Repeat everything from the line holding "Reproduce this diagram with TikZ." to the line holding "(obstitle) at (97,166)", inclusive, exactly. Leave out the rest.

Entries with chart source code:
-------
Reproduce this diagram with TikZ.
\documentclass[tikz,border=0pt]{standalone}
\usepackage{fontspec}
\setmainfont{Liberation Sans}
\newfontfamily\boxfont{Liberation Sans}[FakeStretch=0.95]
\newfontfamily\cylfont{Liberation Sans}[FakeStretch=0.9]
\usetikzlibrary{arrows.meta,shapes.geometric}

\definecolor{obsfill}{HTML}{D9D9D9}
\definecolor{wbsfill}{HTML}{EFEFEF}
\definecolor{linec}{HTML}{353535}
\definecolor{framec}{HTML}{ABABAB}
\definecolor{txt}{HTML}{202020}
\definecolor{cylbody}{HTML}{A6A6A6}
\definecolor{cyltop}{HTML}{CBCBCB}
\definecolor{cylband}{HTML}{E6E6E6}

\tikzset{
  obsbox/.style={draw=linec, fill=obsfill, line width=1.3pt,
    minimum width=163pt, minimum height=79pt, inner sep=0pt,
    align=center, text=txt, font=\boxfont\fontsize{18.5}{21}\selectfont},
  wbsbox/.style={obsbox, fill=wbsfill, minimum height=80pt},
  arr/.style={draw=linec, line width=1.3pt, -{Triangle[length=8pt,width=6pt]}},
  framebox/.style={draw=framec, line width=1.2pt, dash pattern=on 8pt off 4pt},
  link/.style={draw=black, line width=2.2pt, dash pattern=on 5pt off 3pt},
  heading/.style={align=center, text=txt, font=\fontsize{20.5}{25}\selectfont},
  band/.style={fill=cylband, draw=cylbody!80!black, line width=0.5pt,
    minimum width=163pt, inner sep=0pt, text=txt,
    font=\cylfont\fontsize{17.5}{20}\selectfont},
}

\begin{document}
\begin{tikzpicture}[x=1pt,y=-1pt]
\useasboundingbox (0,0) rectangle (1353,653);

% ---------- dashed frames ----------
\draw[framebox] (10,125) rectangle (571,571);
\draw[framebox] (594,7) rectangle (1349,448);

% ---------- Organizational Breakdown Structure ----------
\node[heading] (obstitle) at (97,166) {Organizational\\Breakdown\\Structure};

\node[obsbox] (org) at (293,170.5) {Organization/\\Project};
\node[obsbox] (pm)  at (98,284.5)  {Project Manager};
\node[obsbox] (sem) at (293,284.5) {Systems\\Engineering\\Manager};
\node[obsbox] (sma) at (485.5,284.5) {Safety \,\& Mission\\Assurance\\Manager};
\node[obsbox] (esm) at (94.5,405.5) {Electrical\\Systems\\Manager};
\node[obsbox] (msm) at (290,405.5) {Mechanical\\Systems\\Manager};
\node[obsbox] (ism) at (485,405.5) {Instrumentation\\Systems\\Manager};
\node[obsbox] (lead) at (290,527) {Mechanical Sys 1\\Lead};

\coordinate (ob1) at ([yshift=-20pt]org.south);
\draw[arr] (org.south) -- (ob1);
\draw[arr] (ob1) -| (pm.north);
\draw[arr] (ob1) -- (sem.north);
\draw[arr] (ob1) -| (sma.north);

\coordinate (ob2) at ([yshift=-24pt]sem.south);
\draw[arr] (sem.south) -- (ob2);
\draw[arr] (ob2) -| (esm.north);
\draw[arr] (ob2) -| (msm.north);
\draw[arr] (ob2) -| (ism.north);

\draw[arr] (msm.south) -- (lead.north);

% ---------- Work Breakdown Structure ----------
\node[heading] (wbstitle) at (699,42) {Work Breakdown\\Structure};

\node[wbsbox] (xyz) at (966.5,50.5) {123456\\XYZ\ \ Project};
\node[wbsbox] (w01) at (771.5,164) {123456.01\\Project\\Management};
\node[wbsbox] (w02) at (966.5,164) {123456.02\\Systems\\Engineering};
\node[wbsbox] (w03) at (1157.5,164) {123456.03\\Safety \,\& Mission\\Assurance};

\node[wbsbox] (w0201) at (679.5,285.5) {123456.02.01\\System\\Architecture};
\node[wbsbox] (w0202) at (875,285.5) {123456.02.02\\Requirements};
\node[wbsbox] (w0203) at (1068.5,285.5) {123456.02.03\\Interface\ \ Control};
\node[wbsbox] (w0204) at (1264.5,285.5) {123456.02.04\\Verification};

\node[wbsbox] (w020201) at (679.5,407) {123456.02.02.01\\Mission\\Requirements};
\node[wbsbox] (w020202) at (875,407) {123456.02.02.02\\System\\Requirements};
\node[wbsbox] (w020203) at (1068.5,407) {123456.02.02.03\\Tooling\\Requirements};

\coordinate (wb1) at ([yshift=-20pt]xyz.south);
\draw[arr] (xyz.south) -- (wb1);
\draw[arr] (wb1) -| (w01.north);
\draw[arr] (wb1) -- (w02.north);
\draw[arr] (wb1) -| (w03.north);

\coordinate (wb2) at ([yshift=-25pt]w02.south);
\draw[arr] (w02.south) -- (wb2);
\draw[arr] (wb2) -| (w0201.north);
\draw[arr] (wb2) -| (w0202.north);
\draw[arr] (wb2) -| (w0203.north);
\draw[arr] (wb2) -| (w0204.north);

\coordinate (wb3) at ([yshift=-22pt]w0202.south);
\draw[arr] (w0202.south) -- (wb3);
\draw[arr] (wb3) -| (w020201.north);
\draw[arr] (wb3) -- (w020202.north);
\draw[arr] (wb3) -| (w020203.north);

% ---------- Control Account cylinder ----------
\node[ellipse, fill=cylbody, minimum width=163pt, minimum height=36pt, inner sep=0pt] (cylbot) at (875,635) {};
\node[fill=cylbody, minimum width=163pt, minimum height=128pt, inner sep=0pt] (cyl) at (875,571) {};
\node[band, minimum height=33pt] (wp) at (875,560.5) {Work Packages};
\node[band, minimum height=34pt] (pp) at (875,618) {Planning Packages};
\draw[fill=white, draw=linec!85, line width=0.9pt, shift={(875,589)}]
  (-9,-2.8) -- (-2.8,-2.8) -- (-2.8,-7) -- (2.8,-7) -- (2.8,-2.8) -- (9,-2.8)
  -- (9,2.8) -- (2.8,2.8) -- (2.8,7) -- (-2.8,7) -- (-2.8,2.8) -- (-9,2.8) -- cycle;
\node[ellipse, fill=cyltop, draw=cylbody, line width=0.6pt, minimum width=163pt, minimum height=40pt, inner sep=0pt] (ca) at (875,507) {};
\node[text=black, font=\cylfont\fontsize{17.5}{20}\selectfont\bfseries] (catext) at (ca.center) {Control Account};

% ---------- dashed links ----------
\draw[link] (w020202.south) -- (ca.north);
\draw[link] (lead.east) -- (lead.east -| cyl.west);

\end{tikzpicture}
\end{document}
-------
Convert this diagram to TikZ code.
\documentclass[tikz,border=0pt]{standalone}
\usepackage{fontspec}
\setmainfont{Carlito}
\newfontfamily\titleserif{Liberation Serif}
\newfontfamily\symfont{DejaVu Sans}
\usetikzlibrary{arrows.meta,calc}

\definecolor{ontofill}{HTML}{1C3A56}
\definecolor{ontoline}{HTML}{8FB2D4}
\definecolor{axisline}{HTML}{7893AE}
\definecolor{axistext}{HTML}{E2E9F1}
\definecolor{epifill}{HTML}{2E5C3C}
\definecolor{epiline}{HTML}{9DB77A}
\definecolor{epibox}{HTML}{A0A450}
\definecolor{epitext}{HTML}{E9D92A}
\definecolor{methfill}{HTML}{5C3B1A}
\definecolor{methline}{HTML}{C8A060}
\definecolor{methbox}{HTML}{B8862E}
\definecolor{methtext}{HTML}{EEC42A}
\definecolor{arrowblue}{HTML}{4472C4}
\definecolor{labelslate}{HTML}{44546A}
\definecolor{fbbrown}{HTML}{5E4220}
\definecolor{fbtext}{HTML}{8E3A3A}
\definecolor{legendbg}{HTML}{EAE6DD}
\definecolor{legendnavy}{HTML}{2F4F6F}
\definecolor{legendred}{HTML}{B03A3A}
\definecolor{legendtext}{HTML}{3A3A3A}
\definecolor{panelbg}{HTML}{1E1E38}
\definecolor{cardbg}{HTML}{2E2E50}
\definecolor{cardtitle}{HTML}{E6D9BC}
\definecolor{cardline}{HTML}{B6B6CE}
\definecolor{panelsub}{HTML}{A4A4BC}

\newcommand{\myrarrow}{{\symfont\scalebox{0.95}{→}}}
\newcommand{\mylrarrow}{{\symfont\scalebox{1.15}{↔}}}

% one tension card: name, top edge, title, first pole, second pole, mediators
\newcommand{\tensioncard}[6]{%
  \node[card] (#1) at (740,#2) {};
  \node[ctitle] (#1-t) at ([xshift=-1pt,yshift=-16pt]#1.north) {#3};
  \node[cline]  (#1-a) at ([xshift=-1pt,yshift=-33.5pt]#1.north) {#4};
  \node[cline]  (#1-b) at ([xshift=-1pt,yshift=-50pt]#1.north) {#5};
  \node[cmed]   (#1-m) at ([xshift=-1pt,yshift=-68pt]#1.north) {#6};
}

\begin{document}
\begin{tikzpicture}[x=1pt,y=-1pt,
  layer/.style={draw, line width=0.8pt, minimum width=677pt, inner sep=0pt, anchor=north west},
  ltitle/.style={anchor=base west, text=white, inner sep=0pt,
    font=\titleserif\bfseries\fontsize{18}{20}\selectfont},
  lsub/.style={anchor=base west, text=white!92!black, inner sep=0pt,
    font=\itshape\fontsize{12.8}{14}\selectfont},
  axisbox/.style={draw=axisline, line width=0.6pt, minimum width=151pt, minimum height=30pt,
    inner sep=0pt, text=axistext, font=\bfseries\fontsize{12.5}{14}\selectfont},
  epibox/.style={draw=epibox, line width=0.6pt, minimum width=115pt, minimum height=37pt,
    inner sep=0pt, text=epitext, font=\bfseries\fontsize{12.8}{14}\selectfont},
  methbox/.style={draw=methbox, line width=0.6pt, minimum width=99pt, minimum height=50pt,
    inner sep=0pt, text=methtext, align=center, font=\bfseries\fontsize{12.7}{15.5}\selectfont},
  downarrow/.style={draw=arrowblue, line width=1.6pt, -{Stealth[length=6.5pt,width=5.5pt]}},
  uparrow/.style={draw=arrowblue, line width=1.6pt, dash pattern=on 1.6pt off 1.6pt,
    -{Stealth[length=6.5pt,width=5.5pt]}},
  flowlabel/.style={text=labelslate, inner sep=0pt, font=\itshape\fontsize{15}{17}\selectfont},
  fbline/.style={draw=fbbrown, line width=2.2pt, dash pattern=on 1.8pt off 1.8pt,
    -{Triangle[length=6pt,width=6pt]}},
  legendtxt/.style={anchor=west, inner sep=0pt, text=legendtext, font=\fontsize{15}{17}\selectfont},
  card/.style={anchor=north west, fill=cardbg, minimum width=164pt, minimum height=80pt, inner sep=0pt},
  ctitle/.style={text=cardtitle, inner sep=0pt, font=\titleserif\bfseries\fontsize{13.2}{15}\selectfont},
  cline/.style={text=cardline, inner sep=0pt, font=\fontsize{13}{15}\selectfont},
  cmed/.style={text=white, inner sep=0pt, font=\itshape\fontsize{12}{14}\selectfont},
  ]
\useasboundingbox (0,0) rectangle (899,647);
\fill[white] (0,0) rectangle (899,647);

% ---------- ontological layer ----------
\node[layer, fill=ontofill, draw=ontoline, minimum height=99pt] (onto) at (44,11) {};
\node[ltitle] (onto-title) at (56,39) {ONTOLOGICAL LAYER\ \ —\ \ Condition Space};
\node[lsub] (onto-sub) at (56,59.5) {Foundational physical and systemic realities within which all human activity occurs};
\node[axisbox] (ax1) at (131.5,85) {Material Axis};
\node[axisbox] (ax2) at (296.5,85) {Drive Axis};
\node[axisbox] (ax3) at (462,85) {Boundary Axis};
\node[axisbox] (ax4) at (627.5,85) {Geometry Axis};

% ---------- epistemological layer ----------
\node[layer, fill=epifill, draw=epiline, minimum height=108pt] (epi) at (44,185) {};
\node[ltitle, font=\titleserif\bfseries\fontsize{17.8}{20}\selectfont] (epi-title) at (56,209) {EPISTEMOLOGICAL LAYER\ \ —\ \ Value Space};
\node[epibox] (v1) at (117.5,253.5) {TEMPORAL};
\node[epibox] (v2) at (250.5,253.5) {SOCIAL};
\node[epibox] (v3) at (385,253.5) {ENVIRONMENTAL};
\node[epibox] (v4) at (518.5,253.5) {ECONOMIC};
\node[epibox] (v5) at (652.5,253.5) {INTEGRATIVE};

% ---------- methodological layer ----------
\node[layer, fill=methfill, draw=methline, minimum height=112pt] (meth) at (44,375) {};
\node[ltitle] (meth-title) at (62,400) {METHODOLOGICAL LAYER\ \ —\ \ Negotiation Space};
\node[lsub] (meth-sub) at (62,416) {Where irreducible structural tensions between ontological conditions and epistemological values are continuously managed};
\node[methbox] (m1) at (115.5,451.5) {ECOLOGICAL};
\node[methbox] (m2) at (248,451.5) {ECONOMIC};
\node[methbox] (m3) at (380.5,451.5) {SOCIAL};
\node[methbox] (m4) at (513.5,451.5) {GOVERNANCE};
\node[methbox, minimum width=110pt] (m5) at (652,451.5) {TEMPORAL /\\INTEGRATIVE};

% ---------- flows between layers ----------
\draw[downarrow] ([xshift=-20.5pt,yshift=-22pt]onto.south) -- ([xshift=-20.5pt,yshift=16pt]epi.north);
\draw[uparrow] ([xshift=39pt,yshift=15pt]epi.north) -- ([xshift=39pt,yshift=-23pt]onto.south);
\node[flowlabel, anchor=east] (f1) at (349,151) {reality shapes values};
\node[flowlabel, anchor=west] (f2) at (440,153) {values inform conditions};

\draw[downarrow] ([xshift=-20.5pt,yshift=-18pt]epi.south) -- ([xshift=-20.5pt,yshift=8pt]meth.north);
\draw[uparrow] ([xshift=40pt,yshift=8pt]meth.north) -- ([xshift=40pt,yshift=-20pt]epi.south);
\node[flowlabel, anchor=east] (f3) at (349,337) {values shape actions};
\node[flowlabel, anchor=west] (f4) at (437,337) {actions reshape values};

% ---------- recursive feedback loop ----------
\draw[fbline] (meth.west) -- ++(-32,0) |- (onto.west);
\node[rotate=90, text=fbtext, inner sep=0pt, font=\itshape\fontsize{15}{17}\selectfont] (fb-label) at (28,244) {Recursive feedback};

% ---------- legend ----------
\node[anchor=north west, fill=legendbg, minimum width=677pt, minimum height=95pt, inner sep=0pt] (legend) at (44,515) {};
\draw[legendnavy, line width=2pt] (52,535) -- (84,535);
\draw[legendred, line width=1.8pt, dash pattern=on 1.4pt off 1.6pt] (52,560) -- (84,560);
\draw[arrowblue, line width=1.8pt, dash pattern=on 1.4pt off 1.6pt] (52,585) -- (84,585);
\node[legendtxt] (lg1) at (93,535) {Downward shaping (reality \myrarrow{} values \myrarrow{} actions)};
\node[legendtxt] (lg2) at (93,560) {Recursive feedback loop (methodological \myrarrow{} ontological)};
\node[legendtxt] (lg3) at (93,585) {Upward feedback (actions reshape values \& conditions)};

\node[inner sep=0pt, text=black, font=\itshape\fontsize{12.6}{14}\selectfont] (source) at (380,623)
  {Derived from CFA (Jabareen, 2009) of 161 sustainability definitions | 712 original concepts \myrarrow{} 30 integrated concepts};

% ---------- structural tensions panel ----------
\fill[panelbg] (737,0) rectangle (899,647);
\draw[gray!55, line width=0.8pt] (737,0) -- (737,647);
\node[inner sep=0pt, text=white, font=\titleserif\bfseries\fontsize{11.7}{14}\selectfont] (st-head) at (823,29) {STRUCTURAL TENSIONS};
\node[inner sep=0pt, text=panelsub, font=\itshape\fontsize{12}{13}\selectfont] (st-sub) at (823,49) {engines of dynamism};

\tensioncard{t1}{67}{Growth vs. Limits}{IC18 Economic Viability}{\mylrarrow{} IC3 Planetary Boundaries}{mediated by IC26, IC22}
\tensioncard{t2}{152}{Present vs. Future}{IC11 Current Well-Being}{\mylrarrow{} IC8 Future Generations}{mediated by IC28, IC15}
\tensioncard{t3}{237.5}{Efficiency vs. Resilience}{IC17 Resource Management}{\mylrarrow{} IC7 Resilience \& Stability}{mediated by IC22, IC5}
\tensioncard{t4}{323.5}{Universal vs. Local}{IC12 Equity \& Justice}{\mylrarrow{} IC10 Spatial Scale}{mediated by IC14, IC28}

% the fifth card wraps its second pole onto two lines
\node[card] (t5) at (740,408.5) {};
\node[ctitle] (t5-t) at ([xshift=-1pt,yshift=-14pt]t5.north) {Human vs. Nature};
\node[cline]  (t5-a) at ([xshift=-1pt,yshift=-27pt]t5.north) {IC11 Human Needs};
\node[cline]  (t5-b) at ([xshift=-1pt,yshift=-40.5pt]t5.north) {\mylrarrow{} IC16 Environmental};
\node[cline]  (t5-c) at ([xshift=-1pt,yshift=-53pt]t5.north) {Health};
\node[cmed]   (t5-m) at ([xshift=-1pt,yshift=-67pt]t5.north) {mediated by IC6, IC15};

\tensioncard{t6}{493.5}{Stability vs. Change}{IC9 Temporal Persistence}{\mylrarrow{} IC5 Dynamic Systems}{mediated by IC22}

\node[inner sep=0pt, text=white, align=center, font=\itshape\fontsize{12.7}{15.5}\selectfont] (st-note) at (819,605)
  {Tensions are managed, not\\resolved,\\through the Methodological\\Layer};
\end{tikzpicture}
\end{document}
-------
TASK ANSWER —
Reproduce this diagram with TikZ.
\documentclass[tikz,border=0pt]{standalone}
\usepackage{fontspec}
\setmainfont{Liberation Sans}
\newfontfamily\boxfont{Liberation Sans}[FakeStretch=0.95]
\newfontfamily\cylfont{Liberation Sans}[FakeStretch=0.9]
\usetikzlibrary{arrows.meta,shapes.geometric}

\definecolor{obsfill}{HTML}{D9D9D9}
\definecolor{wbsfill}{HTML}{EFEFEF}
\definecolor{linec}{HTML}{353535}
\definecolor{framec}{HTML}{ABABAB}
\definecolor{txt}{HTML}{202020}
\definecolor{cylbody}{HTML}{A6A6A6}
\definecolor{cyltop}{HTML}{CBCBCB}
\definecolor{cylband}{HTML}{E6E6E6}

\tikzset{
  obsbox/.style={draw=linec, fill=obsfill, line width=1.3pt,
    minimum width=163pt, minimum height=79pt, inner sep=0pt,
    align=center, text=txt, font=\boxfont\fontsize{18.5}{21}\selectfont},
  wbsbox/.style={obsbox, fill=wbsfill, minimum height=80pt},
  arr/.style={draw=linec, line width=1.3pt, -{Triangle[length=8pt,width=6pt]}},
  framebox/.style={draw=framec, line width=1.2pt, dash pattern=on 8pt off 4pt},
  link/.style={draw=black, line width=2.2pt, dash pattern=on 5pt off 3pt},
  heading/.style={align=center, text=txt, font=\fontsize{20.5}{25}\selectfont},
  band/.style={fill=cylband, draw=cylbody!80!black, line width=0.5pt,
    minimum width=163pt, inner sep=0pt, text=txt,
    font=\cylfont\fontsize{17.5}{20}\selectfont},
}

\begin{document}
\begin{tikzpicture}[x=1pt,y=-1pt]
\useasboundingbox (0,0) rectangle (1353,653);

% ---------- dashed frames ----------
\draw[framebox] (10,125) rectangle (571,571);
\draw[framebox] (594,7) rectangle (1349,448);

% ---------- Organizational Breakdown Structure ----------
\node[heading] (obstitle) at (97,166) {Organizational\\Breakdown\\Structure};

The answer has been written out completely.